The network connectivity devices 392 may take the form of modems,
modem banks, Ethernet cards, universal serial bus (USB) interface
cards, serial interfaces, token ring cards, fiber distributed data
interface (FDDI) cards, wireless local area network (WLAN) cards,
radio transceiver cards such as code division multiple access
(CDMA), global system for mobile communications (GSM), long-term
evolution (LTE), and/or worldwide interoperability for microwave
access (WiMAX) radio transceiver cards, and other well-known
network devices. These network connectivity devices 392 may enable
the processor 382 to communicate with an Internet or one or more
intranets. With such a network connection, it is contemplated that
the processor 382 might receive information from the network, or
might output information to the network in the course of performing
the above-described method steps. Such information, which is often
represented as a sequence of instructions to be executed using
processor 382, may be received from and outputted to the network,
for example, in the form of a computer data signal embodied in a
carrier wave.
Such information, which may include data or instructions to be
executed using processor 382 for example, may be received from and
outputted to the network, for example, in the form of a computer
data baseband signal or signal embodied in a carrier wave. The
baseband signal or signal embodied in the carrier wave generated by
the network connectivity devices 392 may propagate in or on the
surface of electrical conductors, in coaxial cables, in waveguides,
in optical media, for example optical fiber, or in the air or free
space. The information contained in the baseband signal or signal
embedded in the carrier wave may be ordered according to different
sequences, as may be desirable for either processing or generating
the information or transmitting or receiving the information. The
baseband signal or signal embedded in the carrier wave, or other
types of signals currently used or hereafter developed, referred to
herein as the transmission medium, may be generated according to
several methods well known to one skilled in the art.

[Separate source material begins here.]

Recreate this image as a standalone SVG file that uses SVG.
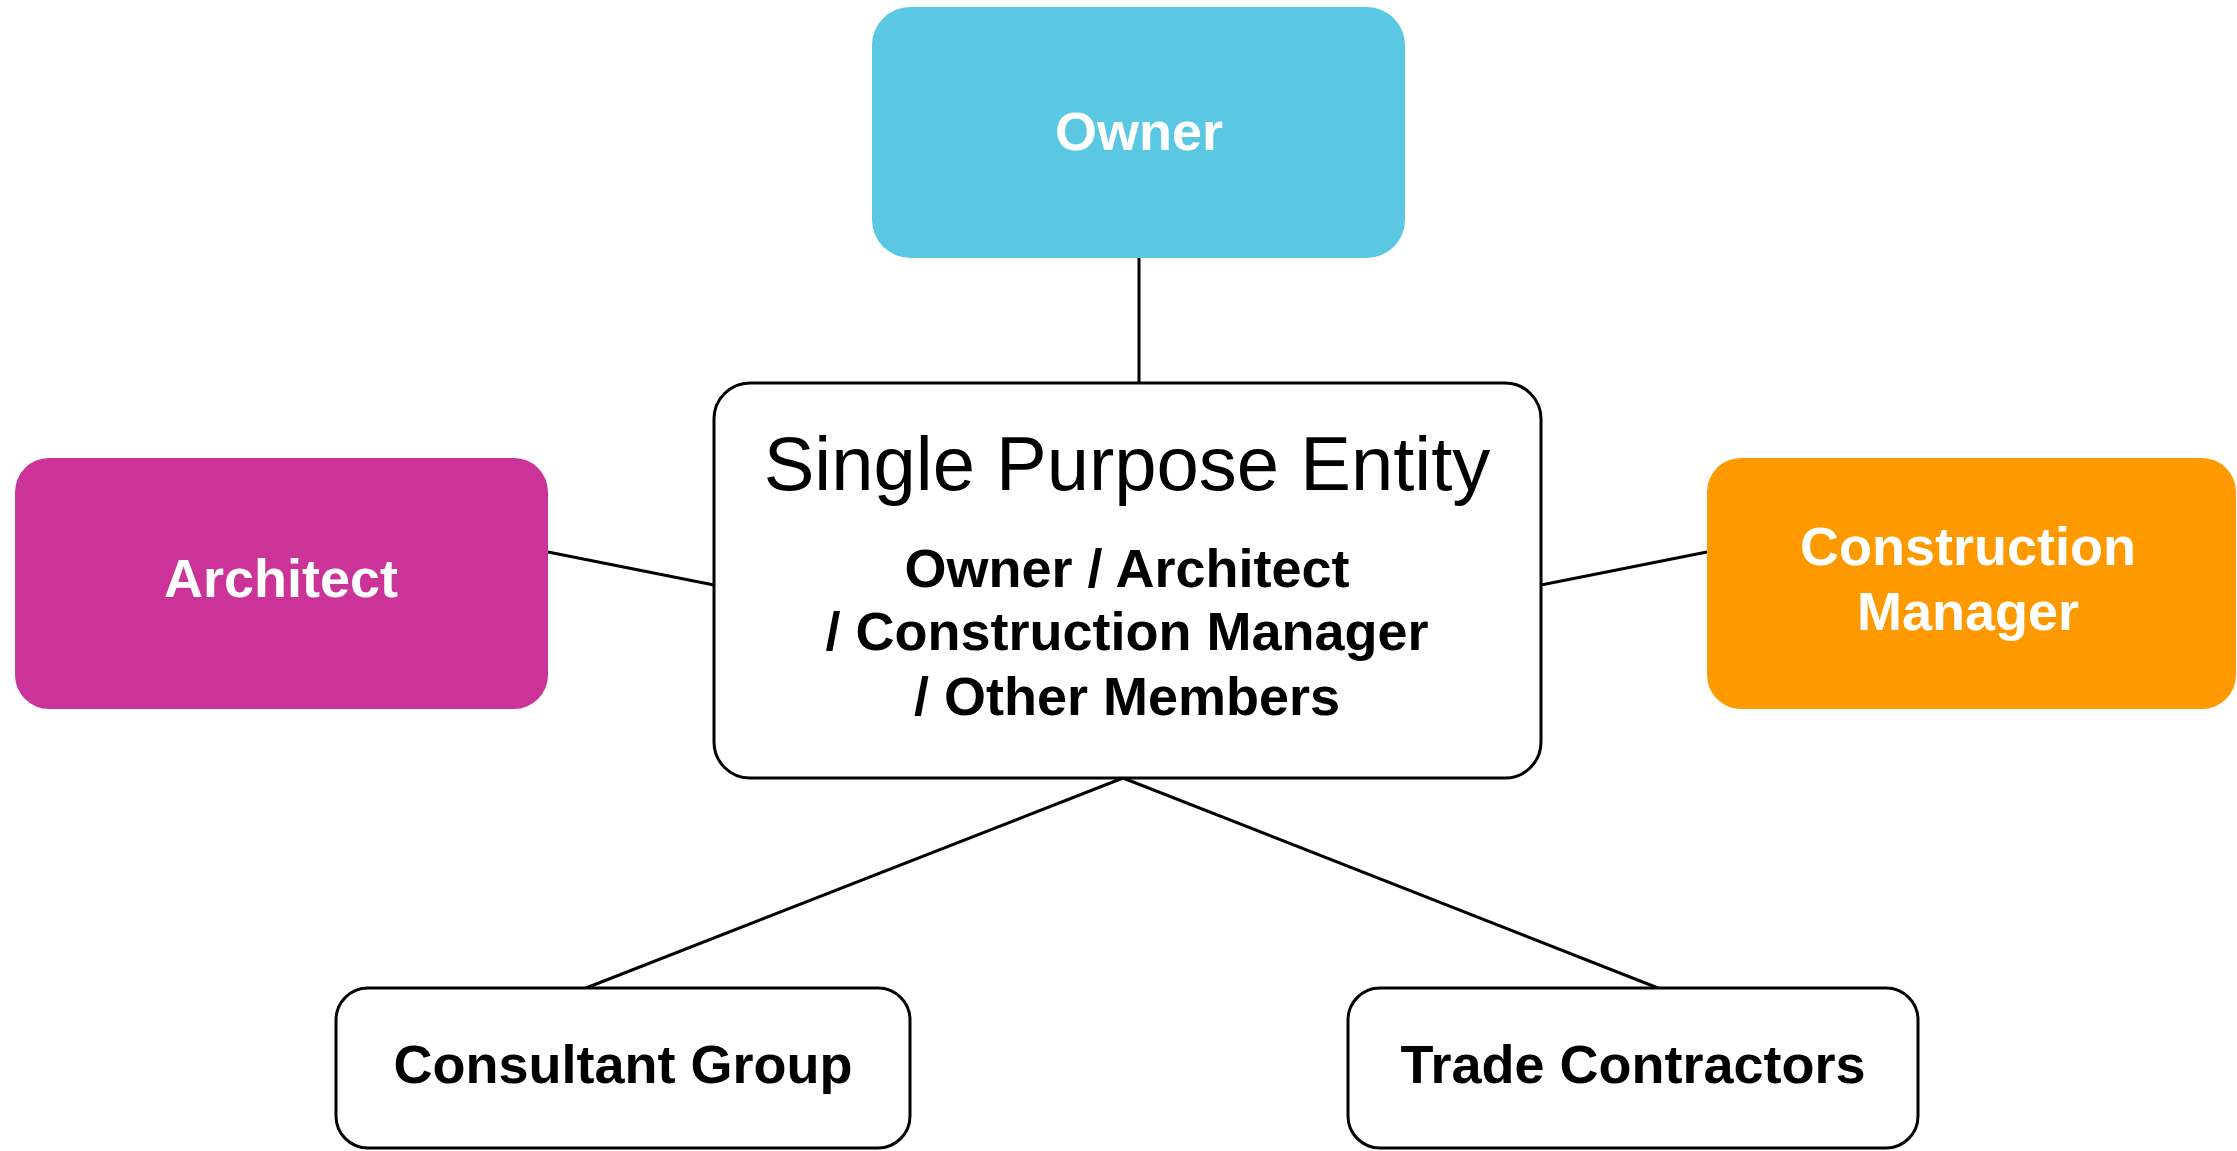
<svg xmlns="http://www.w3.org/2000/svg" width="2237" height="1151" viewBox="0 0 2237 1151">
<style>
.box{stroke:#000;stroke-width:3;fill:#fff}
.fill{stroke:none}
.lbl{font-family:"Liberation Sans",Arial,sans-serif;font-weight:bold;font-size:54px;text-anchor:middle}
.w{fill:#fff}
.k{fill:#000}
.title{font-family:"Liberation Sans",Arial,sans-serif;font-size:76px;text-anchor:middle;fill:#000}
.conn{stroke:#000;stroke-width:3;fill:none}
</style>
<rect width="2237" height="1151" fill="#fff"/>
<g id="connectors">
<line class="conn" x1="1139" y1="258" x2="1139" y2="383"/>
<line class="conn" x1="548" y1="552" x2="714" y2="585"/>
<line class="conn" x1="1541" y1="585" x2="1707" y2="552"/>
<line class="conn" x1="1123" y1="778" x2="586" y2="988"/>
<line class="conn" x1="1123" y1="778" x2="1658" y2="988"/>
</g>
<g id="owner">
<rect class="fill" x="872" y="7" width="533" height="251" rx="38" fill="#5BC8E3"/>
<text class="lbl w" x="1139" y="150">Owner</text>
</g>
<g id="spe">
<rect class="box" x="714" y="383" width="827" height="395" rx="36"/>
<text class="title" x="1127" y="490">Single Purpose Entity</text>
<text class="lbl k" x="1127" y="587">Owner / Architect</text>
<text class="lbl k" x="1127" y="650">/ Construction Manager</text>
<text class="lbl k" x="1127" y="715">/ Other Members</text>
</g>
<g id="architect">
<rect class="fill" x="15" y="458" width="533" height="251" rx="34" fill="#CC3399"/>
<text class="lbl w" x="281" y="597">Architect</text>
</g>
<g id="construction-manager">
<rect class="fill" x="1707" y="458" width="529" height="251" rx="34" fill="#FF9900"/>
<text class="lbl w" x="1968" y="565">Construction</text>
<text class="lbl w" x="1968" y="630">Manager</text>
</g>
<g id="consultant-group">
<rect class="box" x="336" y="988" width="574" height="160" rx="32"/>
<text class="lbl k" x="623" y="1083">Consultant Group</text>
</g>
<g id="trade-contractors">
<rect class="box" x="1348" y="988" width="570" height="160" rx="32"/>
<text class="lbl k" x="1633" y="1083">Trade Contractors</text>
</g>
</svg>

The processor 382 executes instructions, codes, computer programs,
scripts which it accesses from hard disk, floppy disk, optical disk
(these various disk based systems may all be considered secondary
storage 384), ROM 386, RAM 388, or the network connectivity devices
392. While only one processor 382 is shown, multiple processors may
be present. Thus, while instructions may be discussed as executed
by a processor, the instructions may be executed simultaneously,
serially, or otherwise executed by one or multiple processors.
While several embodiments have been provided in the present
disclosure, it should be understood that the disclosed systems and
methods may be embodied in many other specific forms without
departing from the spirit or scope of the present disclosure. The
present examples are to be considered as illustrative and not
restrictive, and the intention is not to be limited to the details
given herein. For example, the various elements or components may
be combined or integrated in another system or certain features may
be omitted or not implemented.
Also, techniques, systems, subsystems, and methods described and
illustrated in the various embodiments as discrete or separate may
be combined or integrated with other systems, modules, techniques,
or methods without departing from the scope of the present
disclosure. Other items shown or discussed as directly coupled or
communicating with each other may be indirectly coupled or
communicating through some interface, device, or intermediate
component, whether electrically, mechanically, or otherwise. Other
examples of changes, substitutions, and alterations are
ascertainable by one skilled in the art and could be made without
departing from the spirit and scope disclosed herein.